▸ **What you will do**:
All of the data should be repeated exactly; pictures are not part of the copy.

▸ **Data excerpt**:
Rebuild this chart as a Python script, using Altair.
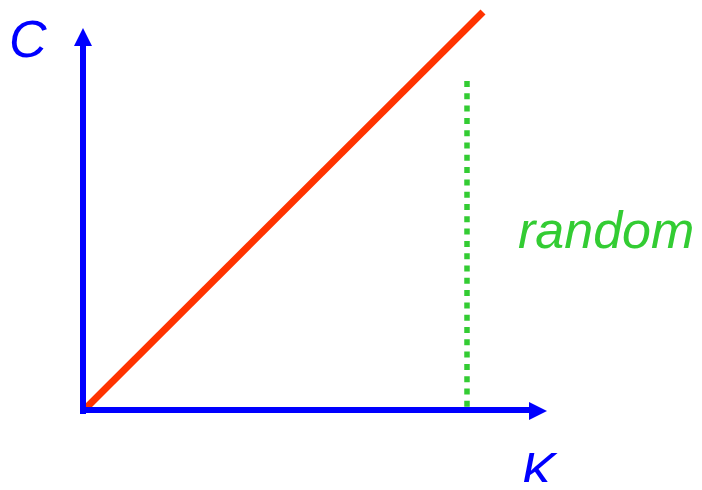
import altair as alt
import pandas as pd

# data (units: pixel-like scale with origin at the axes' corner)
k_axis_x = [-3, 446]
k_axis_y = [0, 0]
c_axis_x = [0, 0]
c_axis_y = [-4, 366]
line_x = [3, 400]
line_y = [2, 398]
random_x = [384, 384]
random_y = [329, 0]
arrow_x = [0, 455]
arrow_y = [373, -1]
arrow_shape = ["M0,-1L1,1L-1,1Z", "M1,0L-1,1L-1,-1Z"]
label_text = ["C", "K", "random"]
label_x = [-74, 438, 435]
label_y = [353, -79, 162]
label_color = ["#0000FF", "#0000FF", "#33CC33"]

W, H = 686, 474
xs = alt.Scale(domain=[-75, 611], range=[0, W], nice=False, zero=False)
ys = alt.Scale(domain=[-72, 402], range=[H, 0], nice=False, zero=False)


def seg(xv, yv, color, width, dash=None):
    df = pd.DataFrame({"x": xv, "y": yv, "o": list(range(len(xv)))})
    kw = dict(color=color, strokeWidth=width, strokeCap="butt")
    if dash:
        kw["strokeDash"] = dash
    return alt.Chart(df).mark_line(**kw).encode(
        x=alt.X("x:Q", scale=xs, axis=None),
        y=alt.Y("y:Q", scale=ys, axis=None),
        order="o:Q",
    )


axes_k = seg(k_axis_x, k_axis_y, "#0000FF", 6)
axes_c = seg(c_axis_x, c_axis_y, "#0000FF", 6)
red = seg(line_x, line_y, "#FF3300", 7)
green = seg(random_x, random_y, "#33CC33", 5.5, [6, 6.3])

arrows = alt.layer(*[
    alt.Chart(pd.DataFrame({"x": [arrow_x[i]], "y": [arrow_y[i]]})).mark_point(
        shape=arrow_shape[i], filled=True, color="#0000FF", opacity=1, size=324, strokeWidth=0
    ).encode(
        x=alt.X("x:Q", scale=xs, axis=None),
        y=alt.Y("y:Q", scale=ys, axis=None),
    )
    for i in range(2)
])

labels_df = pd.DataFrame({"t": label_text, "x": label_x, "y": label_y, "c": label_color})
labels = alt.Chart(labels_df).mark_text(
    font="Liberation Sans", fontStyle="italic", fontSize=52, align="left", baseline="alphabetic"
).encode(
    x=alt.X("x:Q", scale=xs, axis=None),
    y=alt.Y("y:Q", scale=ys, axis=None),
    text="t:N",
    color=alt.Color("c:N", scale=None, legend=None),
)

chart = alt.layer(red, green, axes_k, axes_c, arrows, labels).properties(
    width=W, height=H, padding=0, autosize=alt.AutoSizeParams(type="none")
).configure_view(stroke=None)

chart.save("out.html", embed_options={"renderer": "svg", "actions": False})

▸ **Written response**:
Rebuild this chart as a Python script, using Altair.
import altair as alt
import pandas as pd

# data (units: pixel-like scale with origin at the axes' corner)
k_axis_x = [-3, 446]
k_axis_y = [0, 0]
c_axis_x = [0, 0]
c_axis_y = [-4, 366]
line_x = [3, 400]
line_y = [2, 398]
random_x = [384, 384]
random_y = [329, 0]
arrow_x = [0, 455]
arrow_y = [373, -1]
arrow_shape = ["M0,-1L1,1L-1,1Z", "M1,0L-1,1L-1,-1Z"]
label_text = ["C", "K", "random"]
label_x = [-74, 438, 435]
label_y = [353, -79, 162]
label_color = ["#0000FF", "#0000FF", "#33CC33"]

W, H = 686, 474
xs = alt.Scale(domain=[-75, 611], range=[0, W], nice=False, zero=False)
ys = alt.Scale(domain=[-72, 402], range=[H, 0], nice=False, zero=False)


def seg(xv, yv, color, width, dash=None):
    df = pd.DataFrame({"x": xv, "y": yv, "o": list(range(len(xv)))})
    kw = dict(color=color, strokeWidth=width, strokeCap="butt")
    if dash:
        kw["strokeDash"] = dash
    return alt.Chart(df).mark_line(**kw).encode(
        x=alt.X("x:Q", scale=xs, axis=None),
        y=alt.Y("y:Q", scale=ys, axis=None),
        order="o:Q",
    )


axes_k = seg(k_axis_x, k_axis_y, "#0000FF", 6)
axes_c = seg(c_axis_x, c_axis_y, "#0000FF", 6)
red = seg(line_x, line_y, "#FF3300", 7)
green = seg(random_x, random_y, "#33CC33", 5.5, [6, 6.3])

arrows = alt.layer(*[
    alt.Chart(pd.DataFrame({"x": [arrow_x[i]], "y": [arrow_y[i]]})).mark_point(
        shape=arrow_shape[i], filled=True, color="#0000FF", opacity=1, size=324, strokeWidth=0
    ).encode(
        x=alt.X("x:Q", scale=xs, axis=None),
        y=alt.Y("y:Q", scale=ys, axis=None),
    )
    for i in range(2)
])

labels_df = pd.DataFrame({"t": label_text, "x": label_x, "y": label_y, "c": label_color})
labels = alt.Chart(labels_df).mark_text(
    font="Liberation Sans", fontStyle="italic", fontSize=52, align="left", baseline="alphabetic"
).encode(
    x=alt.X("x:Q", scale=xs, axis=None),
    y=alt.Y("y:Q", scale=ys, axis=None),
    text="t:N",
    color=alt.Color("c:N", scale=None, legend=None),
)

chart = alt.layer(red, green, axes_k, axes_c, arrows, labels).properties(
    width=W, height=H, padding=0, autosize=alt.AutoSizeParams(type="none")
).configure_view(stroke=None)

chart.save("out.html", embed_options={"renderer": "svg", "actions": False})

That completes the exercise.